(Plotting code records)
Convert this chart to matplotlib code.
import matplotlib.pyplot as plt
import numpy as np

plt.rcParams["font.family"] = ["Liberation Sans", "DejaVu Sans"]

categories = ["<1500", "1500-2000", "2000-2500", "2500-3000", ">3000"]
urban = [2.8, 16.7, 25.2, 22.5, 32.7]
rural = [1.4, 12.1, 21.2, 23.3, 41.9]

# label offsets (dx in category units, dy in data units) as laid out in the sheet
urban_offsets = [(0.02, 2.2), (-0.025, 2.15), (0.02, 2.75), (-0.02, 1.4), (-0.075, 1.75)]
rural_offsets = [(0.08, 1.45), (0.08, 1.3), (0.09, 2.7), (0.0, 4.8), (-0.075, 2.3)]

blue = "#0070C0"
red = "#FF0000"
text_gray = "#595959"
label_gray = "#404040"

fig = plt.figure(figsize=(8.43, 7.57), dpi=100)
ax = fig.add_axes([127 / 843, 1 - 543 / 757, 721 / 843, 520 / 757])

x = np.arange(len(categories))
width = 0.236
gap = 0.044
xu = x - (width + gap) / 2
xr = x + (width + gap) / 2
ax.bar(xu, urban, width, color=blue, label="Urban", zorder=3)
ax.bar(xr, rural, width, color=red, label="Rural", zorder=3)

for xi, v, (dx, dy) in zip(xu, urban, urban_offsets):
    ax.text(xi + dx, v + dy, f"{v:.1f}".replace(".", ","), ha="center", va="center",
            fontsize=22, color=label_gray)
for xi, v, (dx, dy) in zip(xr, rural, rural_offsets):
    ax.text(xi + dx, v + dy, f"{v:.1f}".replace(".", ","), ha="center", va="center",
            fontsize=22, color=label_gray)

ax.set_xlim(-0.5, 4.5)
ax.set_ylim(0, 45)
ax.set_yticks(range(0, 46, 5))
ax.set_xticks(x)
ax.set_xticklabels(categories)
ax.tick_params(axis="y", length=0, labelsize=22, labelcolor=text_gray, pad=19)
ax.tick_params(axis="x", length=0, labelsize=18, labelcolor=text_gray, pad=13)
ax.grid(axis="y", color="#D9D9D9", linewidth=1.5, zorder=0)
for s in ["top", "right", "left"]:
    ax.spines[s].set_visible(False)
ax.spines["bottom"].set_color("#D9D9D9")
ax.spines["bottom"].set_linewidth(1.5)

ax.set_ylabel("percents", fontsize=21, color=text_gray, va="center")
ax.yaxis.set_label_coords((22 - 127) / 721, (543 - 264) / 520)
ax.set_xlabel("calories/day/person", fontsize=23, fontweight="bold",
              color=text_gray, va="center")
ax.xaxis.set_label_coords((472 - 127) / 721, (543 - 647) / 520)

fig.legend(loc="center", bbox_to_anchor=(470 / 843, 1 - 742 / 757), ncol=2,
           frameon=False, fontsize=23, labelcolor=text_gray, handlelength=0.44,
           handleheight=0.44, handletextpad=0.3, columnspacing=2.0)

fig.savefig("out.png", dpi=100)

==

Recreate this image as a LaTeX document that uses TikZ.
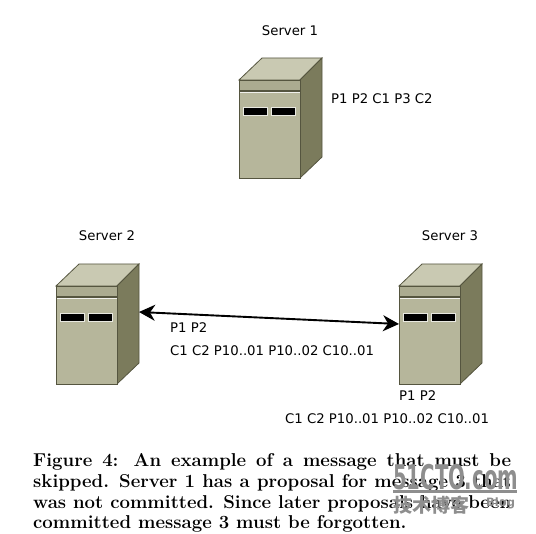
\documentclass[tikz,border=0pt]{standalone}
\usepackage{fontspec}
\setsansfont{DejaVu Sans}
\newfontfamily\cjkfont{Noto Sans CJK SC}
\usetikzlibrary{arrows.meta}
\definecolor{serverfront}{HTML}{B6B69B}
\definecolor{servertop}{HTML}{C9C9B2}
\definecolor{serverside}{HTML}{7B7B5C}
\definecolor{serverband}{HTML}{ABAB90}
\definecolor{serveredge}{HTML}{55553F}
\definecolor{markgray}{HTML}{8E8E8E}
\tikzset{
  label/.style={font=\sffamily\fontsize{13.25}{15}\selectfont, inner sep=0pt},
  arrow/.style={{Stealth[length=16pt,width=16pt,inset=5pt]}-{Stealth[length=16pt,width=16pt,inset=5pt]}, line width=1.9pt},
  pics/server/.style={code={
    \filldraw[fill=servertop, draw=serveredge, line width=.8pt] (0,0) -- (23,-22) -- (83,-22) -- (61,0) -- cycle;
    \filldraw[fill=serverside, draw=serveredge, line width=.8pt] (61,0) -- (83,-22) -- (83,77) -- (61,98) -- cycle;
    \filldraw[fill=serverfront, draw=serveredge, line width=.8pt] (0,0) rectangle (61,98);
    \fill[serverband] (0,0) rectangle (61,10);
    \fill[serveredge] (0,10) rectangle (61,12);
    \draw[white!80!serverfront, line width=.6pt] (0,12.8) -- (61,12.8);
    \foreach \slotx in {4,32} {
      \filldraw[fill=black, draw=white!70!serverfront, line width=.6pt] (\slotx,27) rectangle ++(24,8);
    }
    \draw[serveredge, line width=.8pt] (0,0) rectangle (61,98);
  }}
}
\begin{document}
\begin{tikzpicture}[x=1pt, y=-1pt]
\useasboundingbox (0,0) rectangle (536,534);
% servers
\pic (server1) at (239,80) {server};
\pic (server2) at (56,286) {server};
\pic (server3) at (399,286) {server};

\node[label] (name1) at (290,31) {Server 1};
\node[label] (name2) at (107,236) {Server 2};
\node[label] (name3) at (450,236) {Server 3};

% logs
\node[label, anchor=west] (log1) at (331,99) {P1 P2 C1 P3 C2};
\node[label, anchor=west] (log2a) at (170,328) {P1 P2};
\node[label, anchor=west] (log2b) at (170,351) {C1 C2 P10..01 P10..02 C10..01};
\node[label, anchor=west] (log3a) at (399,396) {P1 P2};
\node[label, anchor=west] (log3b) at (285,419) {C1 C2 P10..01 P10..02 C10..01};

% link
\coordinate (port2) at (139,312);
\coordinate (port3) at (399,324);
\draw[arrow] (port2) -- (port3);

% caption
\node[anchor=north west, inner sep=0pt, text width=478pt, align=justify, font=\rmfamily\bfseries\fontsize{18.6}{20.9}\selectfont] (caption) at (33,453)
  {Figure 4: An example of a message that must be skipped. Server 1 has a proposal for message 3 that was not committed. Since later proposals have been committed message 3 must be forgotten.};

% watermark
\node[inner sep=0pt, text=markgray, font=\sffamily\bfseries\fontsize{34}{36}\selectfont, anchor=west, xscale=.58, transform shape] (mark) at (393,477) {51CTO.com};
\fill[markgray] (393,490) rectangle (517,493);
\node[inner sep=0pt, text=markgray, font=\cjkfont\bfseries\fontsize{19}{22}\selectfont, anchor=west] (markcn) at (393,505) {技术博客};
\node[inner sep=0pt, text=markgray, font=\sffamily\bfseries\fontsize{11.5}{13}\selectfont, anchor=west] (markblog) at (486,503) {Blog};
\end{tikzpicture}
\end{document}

> **Short problem**
Among the entries above, take the lines from the one with "Recreate this image" through the one with "(name3) at (450,236)" and retype them exactly, leaving out the pictures.

> **Answer to this exercise**
Recreate this image as a LaTeX document that uses TikZ.
\documentclass[tikz,border=0pt]{standalone}
\usepackage{fontspec}
\setsansfont{DejaVu Sans}
\newfontfamily\cjkfont{Noto Sans CJK SC}
\usetikzlibrary{arrows.meta}
\definecolor{serverfront}{HTML}{B6B69B}
\definecolor{servertop}{HTML}{C9C9B2}
\definecolor{serverside}{HTML}{7B7B5C}
\definecolor{serverband}{HTML}{ABAB90}
\definecolor{serveredge}{HTML}{55553F}
\definecolor{markgray}{HTML}{8E8E8E}
\tikzset{
  label/.style={font=\sffamily\fontsize{13.25}{15}\selectfont, inner sep=0pt},
  arrow/.style={{Stealth[length=16pt,width=16pt,inset=5pt]}-{Stealth[length=16pt,width=16pt,inset=5pt]}, line width=1.9pt},
  pics/server/.style={code={
    \filldraw[fill=servertop, draw=serveredge, line width=.8pt] (0,0) -- (23,-22) -- (83,-22) -- (61,0) -- cycle;
    \filldraw[fill=serverside, draw=serveredge, line width=.8pt] (61,0) -- (83,-22) -- (83,77) -- (61,98) -- cycle;
    \filldraw[fill=serverfront, draw=serveredge, line width=.8pt] (0,0) rectangle (61,98);
    \fill[serverband] (0,0) rectangle (61,10);
    \fill[serveredge] (0,10) rectangle (61,12);
    \draw[white!80!serverfront, line width=.6pt] (0,12.8) -- (61,12.8);
    \foreach \slotx in {4,32} {
      \filldraw[fill=black, draw=white!70!serverfront, line width=.6pt] (\slotx,27) rectangle ++(24,8);
    }
    \draw[serveredge, line width=.8pt] (0,0) rectangle (61,98);
  }}
}
\begin{document}
\begin{tikzpicture}[x=1pt, y=-1pt]
\useasboundingbox (0,0) rectangle (536,534);
% servers
\pic (server1) at (239,80) {server};
\pic (server2) at (56,286) {server};
\pic (server3) at (399,286) {server};

\node[label] (name1) at (290,31) {Server 1};
\node[label] (name2) at (107,236) {Server 2};
\node[label] (name3) at (450,236) {Server 3};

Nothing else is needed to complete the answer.